# Epic axe commercial



## dalewood (Sep 18, 2010)




----------



## XCountryGuy (Sep 18, 2010)

Wow. I had to call my son up so he could see how to clean his dirty balls. I think they may have just one upped Old Spice.


----------



## dalewood (Sep 18, 2010)

XCountryGuy said:


> Wow. I had to call my son up so he could see how to clean his dirty balls.


:lmao::thumbup:


----------



## Derrel (Sep 19, 2010)

Most hilarious. I saw that ad on TV a week ago and thought it was hilarious. Glad it got picked up here on TPF...we need some ball-washing videos here.


----------



## Sharfy (Sep 19, 2010)

can breath at the last part! hahahaha I am having a cup of tea and it came out on my nose hahaha.... Nice post!


----------



## usayit (Sep 19, 2010)

hahahaha... that was funny...


----------



## dcmoody23 (Sep 19, 2010)

"throw those fuzzy suckers down here."
Haha that was my favorite part.

I can't believe they let them air that on natl.
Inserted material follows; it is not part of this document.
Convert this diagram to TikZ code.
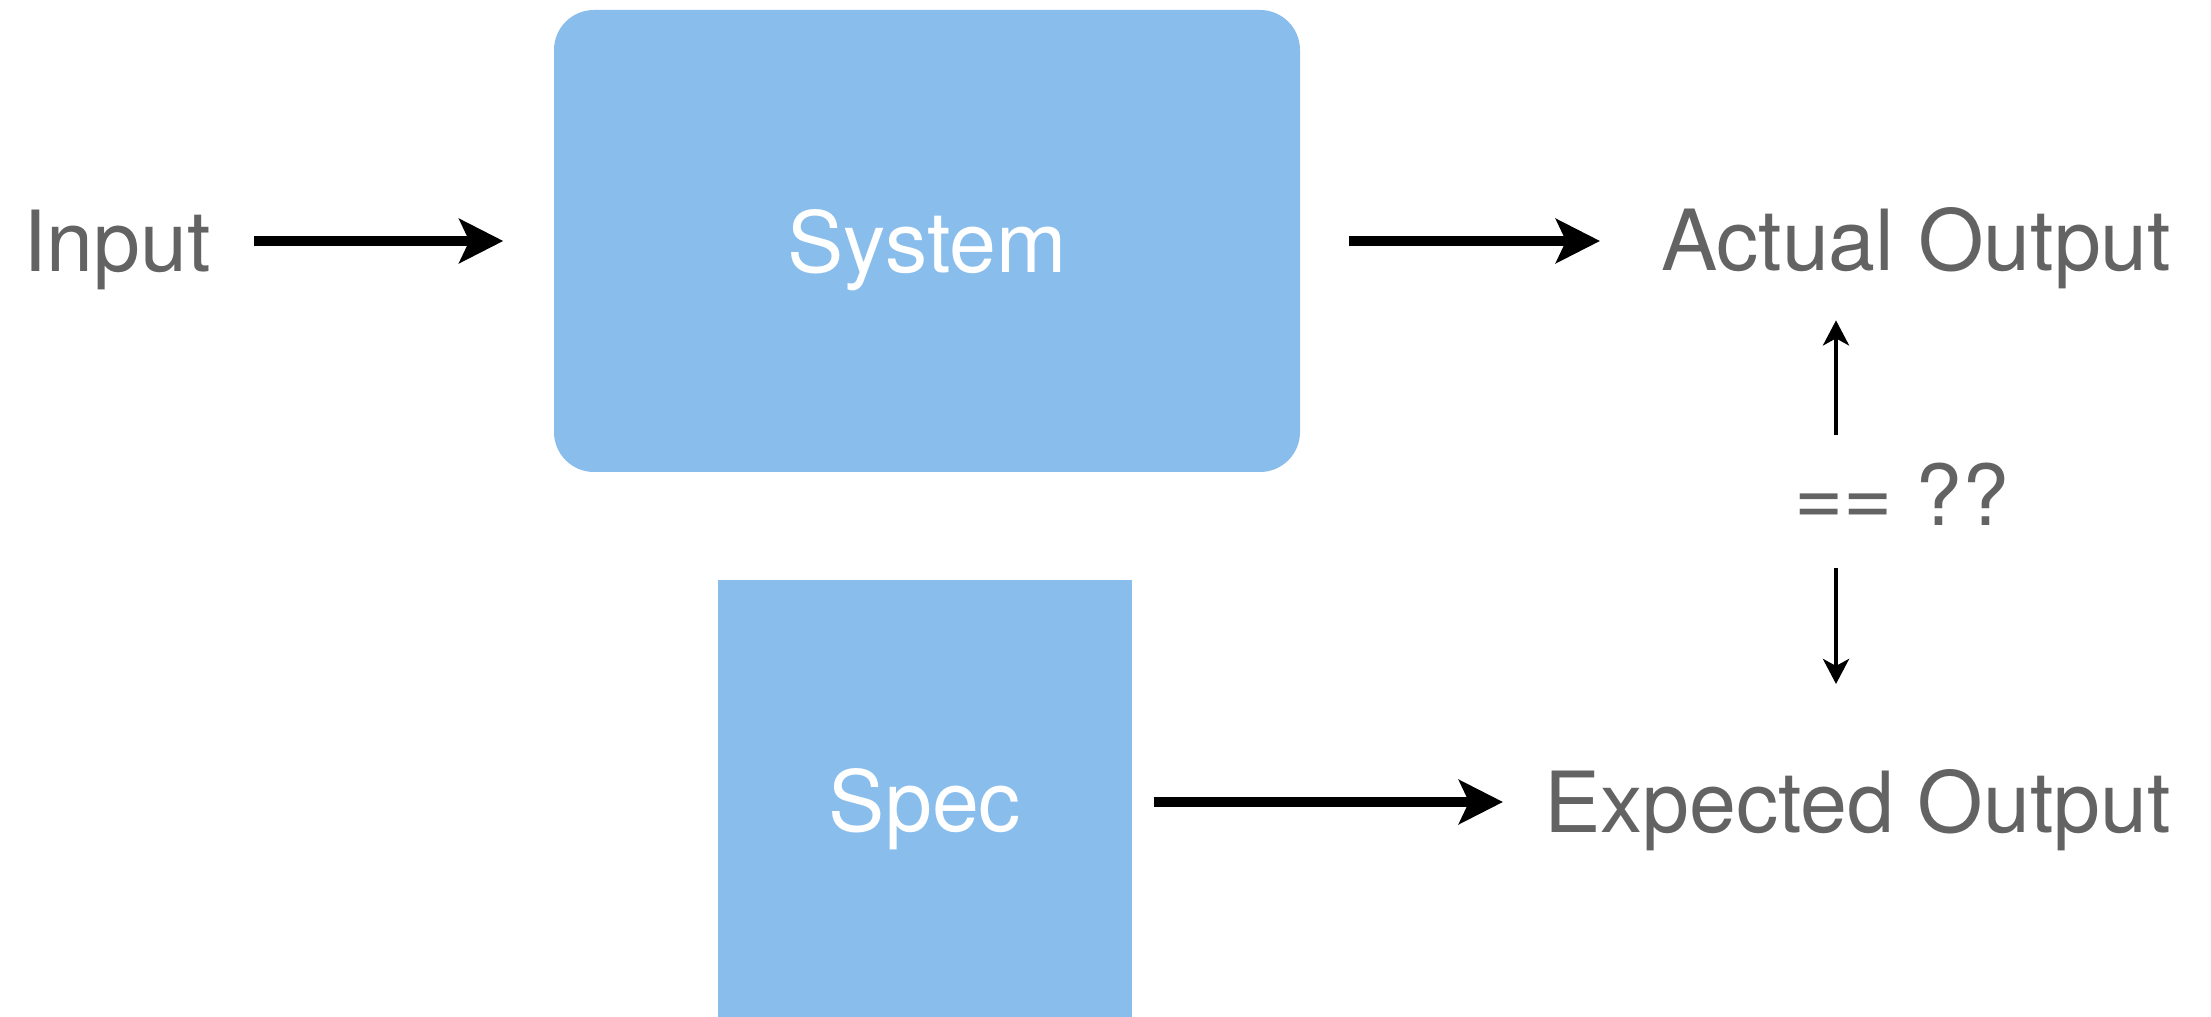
\documentclass[tikz,border=0pt]{standalone}
\usepackage{fontspec}
\setmainfont{TeX Gyre Heros}
\usetikzlibrary{arrows.meta}
\definecolor{boxblue}{HTML}{89BDEB}
\definecolor{labelgray}{HTML}{636363}
\tikzset{
  lbl/.style={inner sep=0pt, outer sep=0pt, anchor=base west, text=labelgray, font=\fontsize{24}{28}\selectfont},
  block/.style={fill=boxblue, draw=none, text=white, inner sep=0pt, text depth=0pt, font=\fontsize{24}{28}\selectfont},
  bigarrow/.style={line width=0.1cm, -{Stealth[length=0.44cm, width=0.44cm, inset=0.1cm]}},
  thinarrow/.style={line width=0.045cm, -{Stealth[length=0.25cm, width=0.26cm, inset=0.07cm]}}
}
\begin{document}
\begin{tikzpicture}
\useasboundingbox[fill=white] (0,0) rectangle (22.11,-10.17);

% blocks
\node[block, rounded corners=0.4cm, minimum width=7.46cm, minimum height=4.62cm] (system) at (9.27,-2.41) {System};
\node[block, minimum width=4.14cm, minimum height=4.4cm] (spec) at (9.25,-8.00) {Spec};

% labels
\node[lbl] (input) at (0.23,-2.72) {Input};
\node[lbl] (actual) at (16.61,-2.71) {Actual Output};
\node[lbl] (expected) at (15.44,-8.32) {Expected Output};
\node[lbl] (eq) at (17.94,-5.26) {== ??};
\coordinate (cmp) at (18.36,-4.9);

% flow arrows
\draw[bigarrow, shorten <=0.43cm, shorten >=0.5cm] (input.east |- system.west) -- (system.west);
\draw[bigarrow, shorten <=0.48cm, shorten >=0.61cm] (system.east) -- (actual.west |- system.east);
\draw[bigarrow, shorten <=0.21cm, shorten >=0.41cm] (spec.east |- 0,-8.02) -- (expected.west |- 0,-8.02);

% comparison arrows
\draw[thinarrow, shorten <=0.28cm, shorten >=0.31cm] (eq.north -| cmp) -- (actual.south -| cmp);
\draw[thinarrow, shorten <=0.42cm, shorten >=0.85cm] (eq.south -| cmp) -- (expected.north -| cmp);
\end{tikzpicture}
\end{document}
TV...  they're really loosening up these days, ah?


----------



## oldmacman (Sep 19, 2010)

Ok, I lolled.

"Why don't we start with these small balls?" Blond guy looks away, sheepishly.


----------



## Destin (Sep 19, 2010)

Haha that is the most epic commercial ever!! "We can even clean your old balls" hahahaha


----------



## DukeHJ (Sep 19, 2010)

:lmao:


----------



## dalewood (Sep 19, 2010)

if you look at 2:26 guy has blue balls


----------



## PerfectlyFlawed (Sep 24, 2010)

Wow. hahaha...thats a big ball sack!


----------